> [Records to process]:
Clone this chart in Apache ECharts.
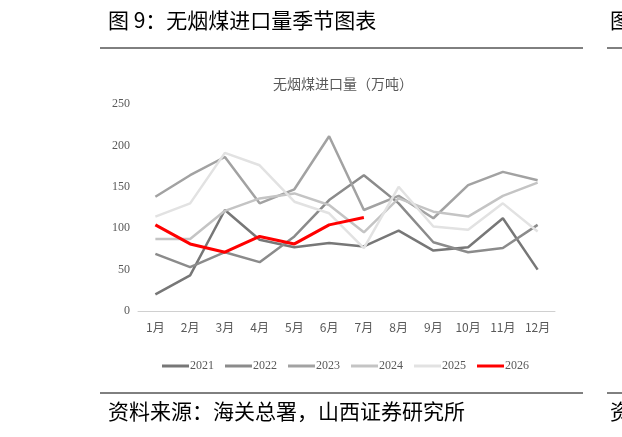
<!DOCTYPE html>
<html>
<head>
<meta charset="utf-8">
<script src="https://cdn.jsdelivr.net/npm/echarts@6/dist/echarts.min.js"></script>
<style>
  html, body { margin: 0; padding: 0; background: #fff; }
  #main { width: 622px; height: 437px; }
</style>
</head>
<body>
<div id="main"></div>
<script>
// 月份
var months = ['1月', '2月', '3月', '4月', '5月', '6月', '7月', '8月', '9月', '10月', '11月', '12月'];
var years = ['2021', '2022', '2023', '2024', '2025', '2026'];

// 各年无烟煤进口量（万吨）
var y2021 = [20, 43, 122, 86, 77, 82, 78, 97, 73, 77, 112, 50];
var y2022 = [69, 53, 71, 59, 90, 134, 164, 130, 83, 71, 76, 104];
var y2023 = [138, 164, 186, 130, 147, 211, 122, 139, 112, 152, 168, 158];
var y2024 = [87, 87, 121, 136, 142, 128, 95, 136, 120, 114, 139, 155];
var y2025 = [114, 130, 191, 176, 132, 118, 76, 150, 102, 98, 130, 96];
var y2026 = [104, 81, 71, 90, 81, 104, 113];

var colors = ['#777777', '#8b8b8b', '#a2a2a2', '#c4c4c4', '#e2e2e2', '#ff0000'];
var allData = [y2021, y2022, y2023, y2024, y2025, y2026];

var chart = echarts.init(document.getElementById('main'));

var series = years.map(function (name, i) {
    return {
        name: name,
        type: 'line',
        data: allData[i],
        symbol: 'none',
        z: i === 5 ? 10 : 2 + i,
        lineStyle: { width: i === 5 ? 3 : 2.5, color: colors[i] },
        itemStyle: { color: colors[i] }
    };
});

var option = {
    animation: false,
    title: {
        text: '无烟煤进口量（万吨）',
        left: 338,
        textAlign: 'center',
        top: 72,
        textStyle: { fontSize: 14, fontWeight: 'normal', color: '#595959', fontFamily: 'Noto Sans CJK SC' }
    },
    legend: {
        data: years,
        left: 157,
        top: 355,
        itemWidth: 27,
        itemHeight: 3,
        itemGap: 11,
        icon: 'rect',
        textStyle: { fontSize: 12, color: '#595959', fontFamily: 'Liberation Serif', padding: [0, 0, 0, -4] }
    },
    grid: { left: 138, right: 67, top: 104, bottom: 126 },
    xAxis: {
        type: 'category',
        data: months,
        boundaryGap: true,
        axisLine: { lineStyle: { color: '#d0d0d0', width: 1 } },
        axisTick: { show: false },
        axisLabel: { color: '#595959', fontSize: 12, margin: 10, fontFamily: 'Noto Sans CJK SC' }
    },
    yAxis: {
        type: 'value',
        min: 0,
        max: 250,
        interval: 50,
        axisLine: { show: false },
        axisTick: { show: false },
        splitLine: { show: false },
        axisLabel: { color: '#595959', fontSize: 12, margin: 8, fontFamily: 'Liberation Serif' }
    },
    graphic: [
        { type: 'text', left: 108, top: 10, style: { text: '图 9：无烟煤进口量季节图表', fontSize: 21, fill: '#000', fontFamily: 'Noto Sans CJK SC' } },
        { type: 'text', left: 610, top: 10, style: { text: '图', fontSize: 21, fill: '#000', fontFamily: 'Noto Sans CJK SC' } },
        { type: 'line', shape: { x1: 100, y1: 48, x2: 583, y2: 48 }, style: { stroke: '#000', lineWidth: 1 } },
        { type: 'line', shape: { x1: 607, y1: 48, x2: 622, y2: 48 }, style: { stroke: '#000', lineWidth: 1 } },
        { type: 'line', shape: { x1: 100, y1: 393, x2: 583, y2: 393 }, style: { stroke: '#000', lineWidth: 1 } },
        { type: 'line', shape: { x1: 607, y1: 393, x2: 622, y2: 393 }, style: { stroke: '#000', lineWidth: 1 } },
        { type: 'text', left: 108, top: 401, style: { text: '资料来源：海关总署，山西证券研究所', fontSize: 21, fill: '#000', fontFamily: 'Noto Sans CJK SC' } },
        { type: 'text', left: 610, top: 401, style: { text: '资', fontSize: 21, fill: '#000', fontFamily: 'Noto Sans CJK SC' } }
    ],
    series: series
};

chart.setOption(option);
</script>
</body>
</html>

--

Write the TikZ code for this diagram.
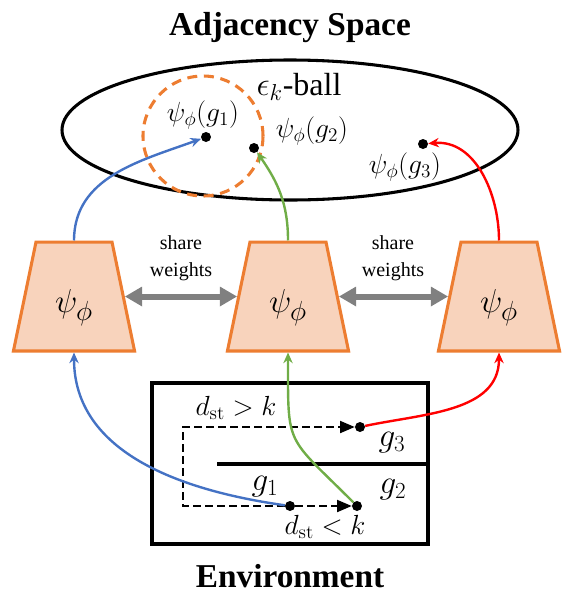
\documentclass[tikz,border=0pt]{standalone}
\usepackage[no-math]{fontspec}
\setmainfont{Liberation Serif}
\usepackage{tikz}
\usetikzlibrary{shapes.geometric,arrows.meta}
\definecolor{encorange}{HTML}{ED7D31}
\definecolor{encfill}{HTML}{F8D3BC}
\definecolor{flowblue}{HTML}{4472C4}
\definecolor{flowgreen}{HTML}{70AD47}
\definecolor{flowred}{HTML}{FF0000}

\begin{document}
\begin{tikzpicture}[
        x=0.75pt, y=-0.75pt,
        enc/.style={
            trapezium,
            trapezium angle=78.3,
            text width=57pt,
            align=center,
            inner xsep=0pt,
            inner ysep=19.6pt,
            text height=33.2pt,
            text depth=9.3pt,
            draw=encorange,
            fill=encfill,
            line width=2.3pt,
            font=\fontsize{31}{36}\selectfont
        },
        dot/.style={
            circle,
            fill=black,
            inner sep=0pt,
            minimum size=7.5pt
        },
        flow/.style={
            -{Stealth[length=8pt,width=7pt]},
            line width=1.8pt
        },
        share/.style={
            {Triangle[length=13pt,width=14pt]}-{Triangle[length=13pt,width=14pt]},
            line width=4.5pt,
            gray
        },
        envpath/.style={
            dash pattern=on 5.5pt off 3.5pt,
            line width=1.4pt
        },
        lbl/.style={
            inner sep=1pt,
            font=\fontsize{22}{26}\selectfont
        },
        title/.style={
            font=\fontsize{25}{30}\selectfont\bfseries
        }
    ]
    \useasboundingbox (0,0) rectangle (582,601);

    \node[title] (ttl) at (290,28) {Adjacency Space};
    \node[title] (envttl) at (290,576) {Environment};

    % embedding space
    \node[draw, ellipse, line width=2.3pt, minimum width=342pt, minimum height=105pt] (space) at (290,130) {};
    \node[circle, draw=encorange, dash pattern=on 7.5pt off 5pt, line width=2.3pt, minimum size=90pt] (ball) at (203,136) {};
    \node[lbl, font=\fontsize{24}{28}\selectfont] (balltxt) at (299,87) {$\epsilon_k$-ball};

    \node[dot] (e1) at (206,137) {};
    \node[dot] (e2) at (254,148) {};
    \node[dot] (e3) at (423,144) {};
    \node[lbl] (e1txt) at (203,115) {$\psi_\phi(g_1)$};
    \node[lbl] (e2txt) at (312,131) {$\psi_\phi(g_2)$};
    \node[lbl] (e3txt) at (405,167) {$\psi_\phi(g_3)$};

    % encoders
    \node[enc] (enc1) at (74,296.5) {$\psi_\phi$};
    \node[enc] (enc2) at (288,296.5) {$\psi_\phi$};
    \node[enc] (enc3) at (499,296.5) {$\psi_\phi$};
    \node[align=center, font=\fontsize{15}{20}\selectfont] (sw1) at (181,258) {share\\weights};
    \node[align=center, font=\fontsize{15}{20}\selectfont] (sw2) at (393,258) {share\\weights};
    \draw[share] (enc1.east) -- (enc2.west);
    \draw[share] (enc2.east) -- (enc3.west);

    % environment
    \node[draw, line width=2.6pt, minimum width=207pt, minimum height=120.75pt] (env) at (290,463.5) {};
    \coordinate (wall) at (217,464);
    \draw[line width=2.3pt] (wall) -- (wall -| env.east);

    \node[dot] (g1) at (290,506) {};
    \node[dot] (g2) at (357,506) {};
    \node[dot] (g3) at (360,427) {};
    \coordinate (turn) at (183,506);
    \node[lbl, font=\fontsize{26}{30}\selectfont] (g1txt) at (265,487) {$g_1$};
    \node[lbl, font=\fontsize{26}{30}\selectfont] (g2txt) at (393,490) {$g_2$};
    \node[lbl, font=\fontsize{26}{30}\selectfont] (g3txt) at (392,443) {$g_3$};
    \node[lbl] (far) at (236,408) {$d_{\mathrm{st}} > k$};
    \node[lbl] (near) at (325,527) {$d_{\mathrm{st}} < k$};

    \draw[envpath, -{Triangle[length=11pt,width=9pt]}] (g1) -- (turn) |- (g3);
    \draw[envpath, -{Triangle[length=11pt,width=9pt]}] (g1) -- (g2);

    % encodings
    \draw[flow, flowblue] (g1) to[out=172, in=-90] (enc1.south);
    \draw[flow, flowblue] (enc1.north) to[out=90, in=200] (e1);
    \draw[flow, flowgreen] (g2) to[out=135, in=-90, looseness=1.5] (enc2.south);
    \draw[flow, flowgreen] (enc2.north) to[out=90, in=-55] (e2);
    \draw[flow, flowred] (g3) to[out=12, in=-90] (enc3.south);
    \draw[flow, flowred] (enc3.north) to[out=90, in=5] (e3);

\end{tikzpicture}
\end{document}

> [Written task]: Filter the entries above down to the lines containing the word "this".

> [In response]:
Clone this chart in Apache ECharts.
Write the TikZ code for this diagram.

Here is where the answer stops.